We have given him a printed prayer to use. He butchers it to the point of hilarity. "Which we are about to receive from your bounty" becomes "which we are about to receive wrapped in Bounty."
It does little to honor the solemnity of the occasion when the girls are falling out of their chairs in hysterics.
We have talked to him about keeping this simple, settling for something shorter from the heart, and asking him during other times of the day what he is thankful for. He can't answer that. We also talk about the option of asking for blessings for others who aren't as fortunate. Consequently, again to be efficient, I guess, he comes up with things like, "I am thankful that we don't live in an area where men come into our house with machine guns and kill us. And the rabbits." I guess these men are dog lovers.

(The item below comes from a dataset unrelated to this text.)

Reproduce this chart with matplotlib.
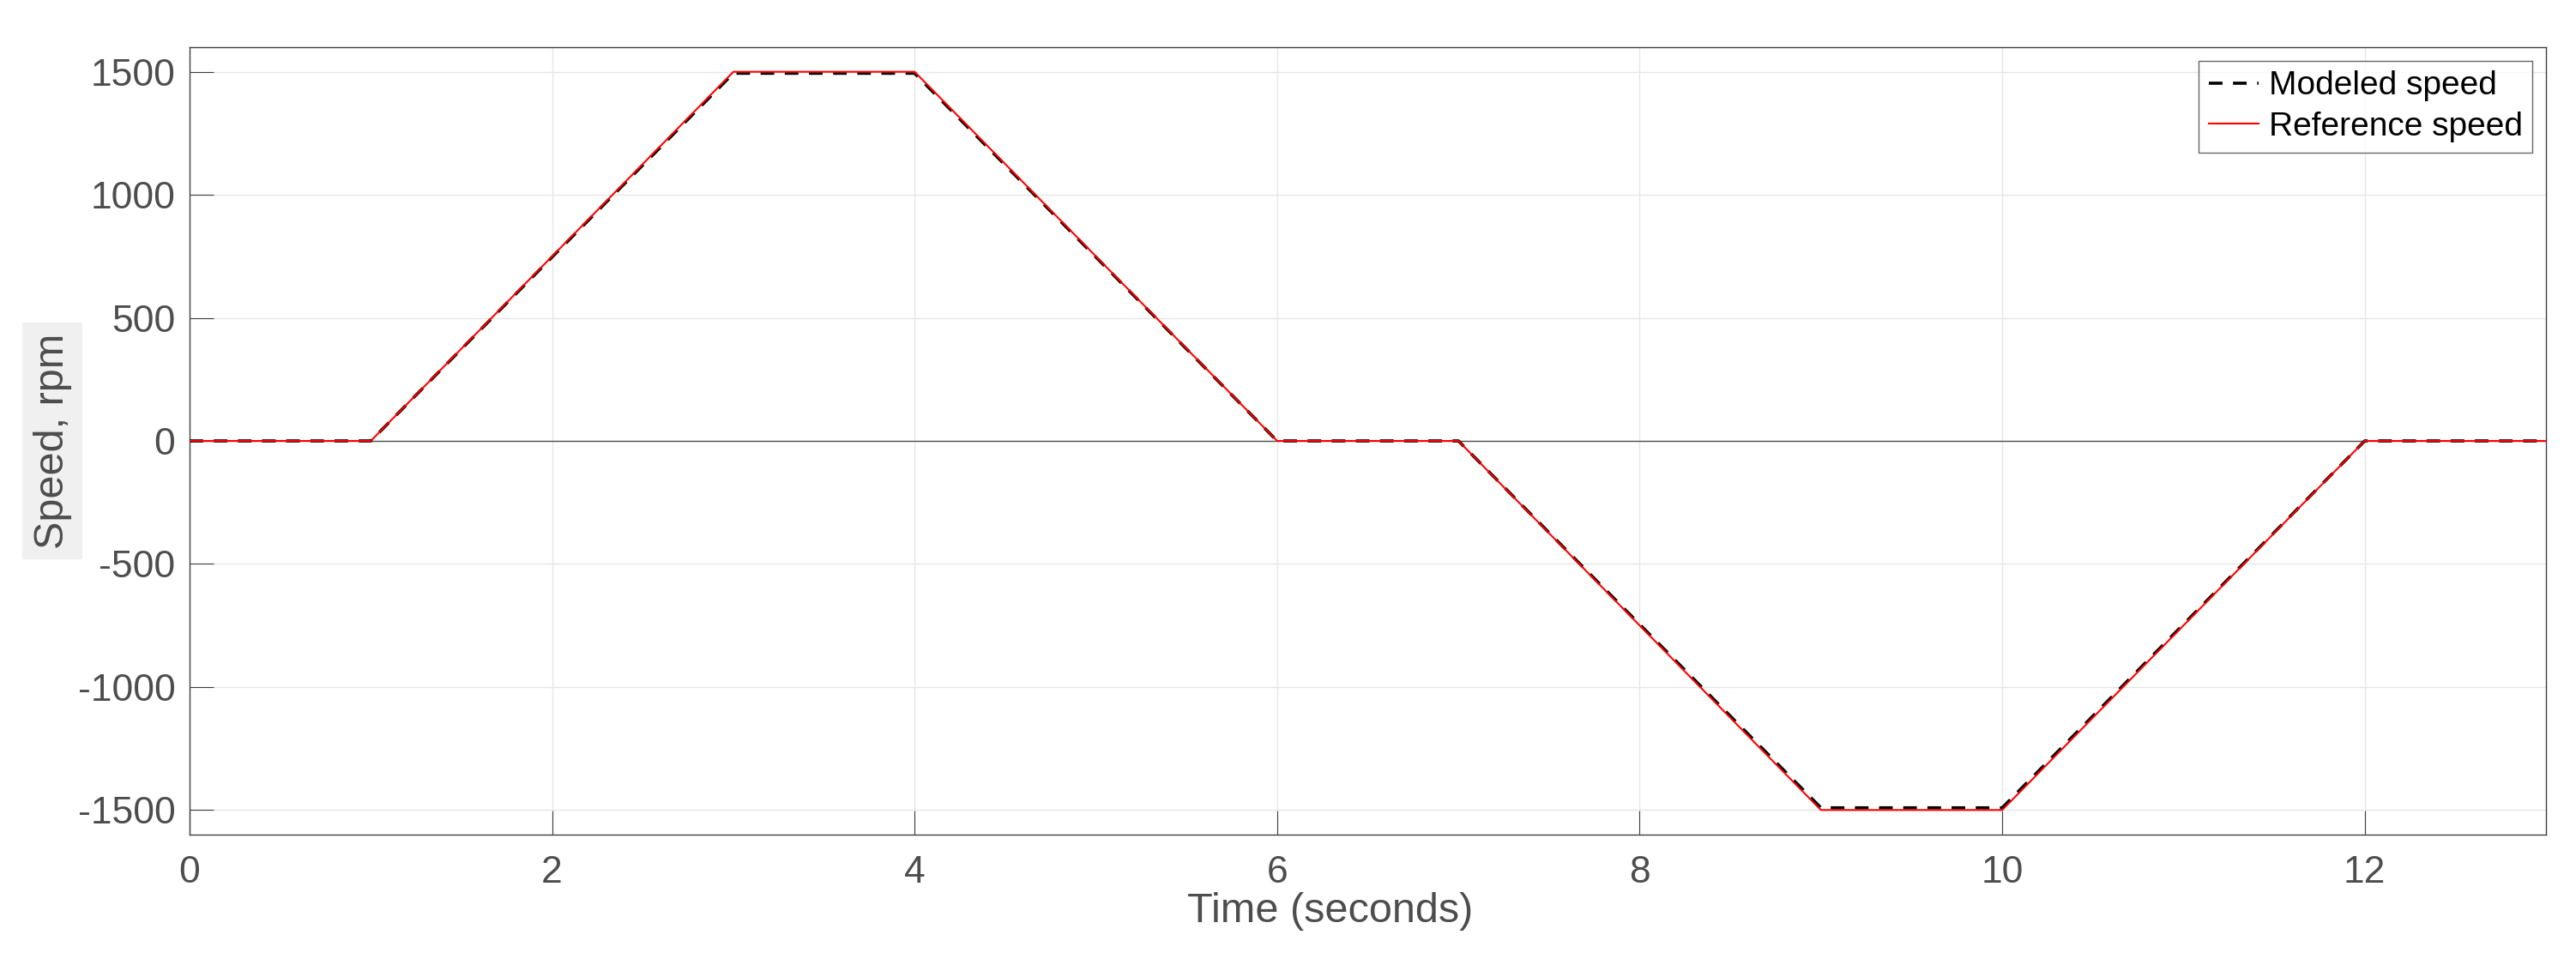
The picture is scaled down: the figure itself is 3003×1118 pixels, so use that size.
import numpy as np
import matplotlib
matplotlib.use('Agg')
import matplotlib.pyplot as plt

# =========================
# DATA
# =========================
time_s = [0, 1, 3, 4, 6, 7, 9, 10, 12, 13]
reference_rpm = [0, 0, 1500, 1500, 0, 0, -1500, -1500, 0, 0]
modeled_rpm = [0, 0, 1494, 1494, 0, 0, -1491, -1491, 0, 0]

x_ticks = [0, 2, 4, 6, 8, 10, 12]
y_ticks = [-1500, -1000, -500, 0, 500, 1000, 1500]

# =========================
# STYLE
# =========================
plt.rcParams['font.family'] = ['Liberation Sans', 'DejaVu Sans']
plt.rcParams['axes.unicode_minus'] = False
txt_col = '#4d4d4d'
edge_col = '#404040'

fig = plt.figure(figsize=(30.03, 11.18), dpi=100)
ax = fig.add_axes([221 / 3003, 1 - 973 / 1118, (2968 - 221) / 3003, (973 - 55) / 1118])

ax.axhline(0, color=txt_col, lw=1.0, zorder=1)
ax.plot(time_s, modeled_rpm, color='black', lw=2.6, dashes=(4.4, 3.4),
        label='Modeled speed', zorder=3)
ax.plot(time_s, reference_rpm, color='red', lw=1.5, label='Reference speed', zorder=4)

ax.set_xlim(0, 13)
ax.set_ylim(-1600, 1600)
ax.set_xticks(x_ticks)
ax.set_yticks(y_ticks)
ax.grid(True, color='#e6e6e6', lw=1.0, zorder=0)
ax.set_axisbelow(True)

for s in ax.spines.values():
    s.set_color(edge_col)
    s.set_linewidth(1.0)

ax.tick_params(axis='both', direction='in', length=20, width=0.8,
               color=edge_col, labelcolor=txt_col, labelsize=32)
ax.tick_params(axis='x', pad=17)
ax.tick_params(axis='y', pad=12)

# xlabel sits just under the tick labels, as in the original
ax.set_xlabel('Time (seconds)', fontsize=35, color=txt_col)
ax.xaxis.set_label_coords(0.484, -0.073)
ax.set_ylabel('Speed, rpm', fontsize=35, color=txt_col,
              bbox=dict(facecolor='#f0f0f0', edgecolor='none', boxstyle='square,pad=0.25'))
ax.yaxis.set_label_coords(-0.05, 0.5)

leg = ax.legend(loc='upper right', fontsize=28, frameon=True, fancybox=False,
                borderaxespad=0.4, handlelength=1.5, handletextpad=0.3,
                borderpad=0.3, labelspacing=0.3)
leg.get_frame().set_edgecolor(edge_col)
leg.get_frame().set_linewidth(1.0)

fig.savefig('out.png', dpi=100)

Or, "I am thankful that we don't have horrible diseases and we're not color blind." Or, my all-time favorite, "I am thankful that the pool didn't get destroyed by a hurricane today." (It was seventy five degrees, sunny and clear, we live in Ohio, and there were no hurricanes in the weather forecast anywhere.)
So I have been looking at prayers for little children. I am hoping that Rocky won't be forty and still reciting, "God is great, God is good, let us thank him for our food. Amen." However, I did stress simplicity, and if that is the grace which is from his heart, then that is all I can ask.